As it happens, in the current Trump administration many oligarchs have no need to buy influence as they already occupy positions of power. The political magazine, New Statesman, has analysed Trump’s early political appointments and found 26 whose personal fortunes exceed $100 million; 12 are billionaires. At least two others have spouses who are billionaires, others belong to billionaire families. Trump’s early appointees have a combined net worth of around half a trillion dollars, already making his second administration the richest democratically elected government in history.

The power and influence of oligarchs in autocracies around the world, such as Putin’s Russia, has become normalised. But to see it happening in a country such as America, which boasts of being the world’s greatest democracy, is a matter of huge concern to many, even to some of the super-wealthy. In a report published last Tuesday, the pressure group ‘Patriotic Millionaires’ said a survey it had undertaken of the world’s wealthy found almost two thirds viewed the influence of the super-rich on the new US president as a danger to the world. Just over half of the 2,900 millionaires surveyed agreed that “extreme wealth concentration is a threat to democracy”. The report noted that billionaires such as Elon Musk, Mark Zuckerberg, the chief of Facebook owner Meta, and Jeff Bezos, the founder of Amazon, had some of the prime seats at Donald Trump’s inauguration on Monday. PM’s survey was released alongside “We Must Draw the Line”, an open letter from millionaires and billionaires urging elected leaders to tackle the corrosive impact of extreme wealth on our democracies and broader society.

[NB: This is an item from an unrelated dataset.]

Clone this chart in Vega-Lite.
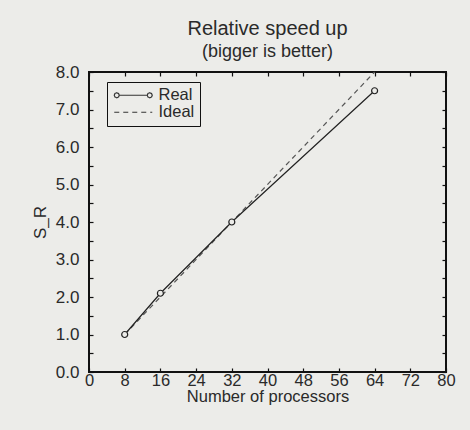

It’s not difficult to see parallels between the Russian oligarchs who returned Yeltsin to power and the American billionaires who supported Trump. The distinguished historian, Mark Galeotti, told the New Statesman last week that “in 1996 you had wealthy interests deciding to throw their weight behind Yeltsin; that’s the Elon Musk model. But at the same time, what’s fascinating is the degree to which people like Mark Zuckerberg, after the election suddenly realise they need to be in with the regime. And that’s much more like the Putin era – the house training of the oligarchs. The difference between Trump today and Putin at the turn of the millennium is that it was necessary for Putin to give his oligarchs a sense of what was at risk before they were house trained. We’ve had a turn of Trump already, to get a sense of the shallows of this man, his vanity, his capacity for revenge. And with Zuckerberg, Bezos and others, we’re seeing people already toeing the line”.
Perhaps Karl Marx was correct about history repeating itself. What has happened in Russia since Putin took over at the turn of the century has been a colossal tragedy for the Russian people, particularly for those who needlessly sacrificed their lives in a senseless war brought about by Putin’s enormous ego. As another super-ego moves into his second term in the White House surrounded by his oligarchs, will we see Trump 2.0 turn into a democratic farce? If so, as the ‘Patriotic Millionaires’ warned, it will be a dangerous one.

* John Dobson is a former British diplomat, who also worked in UK Prime Minister John Major’s office between 1995 and 1998. He is currently a visiting fellow at the University of Plymouth.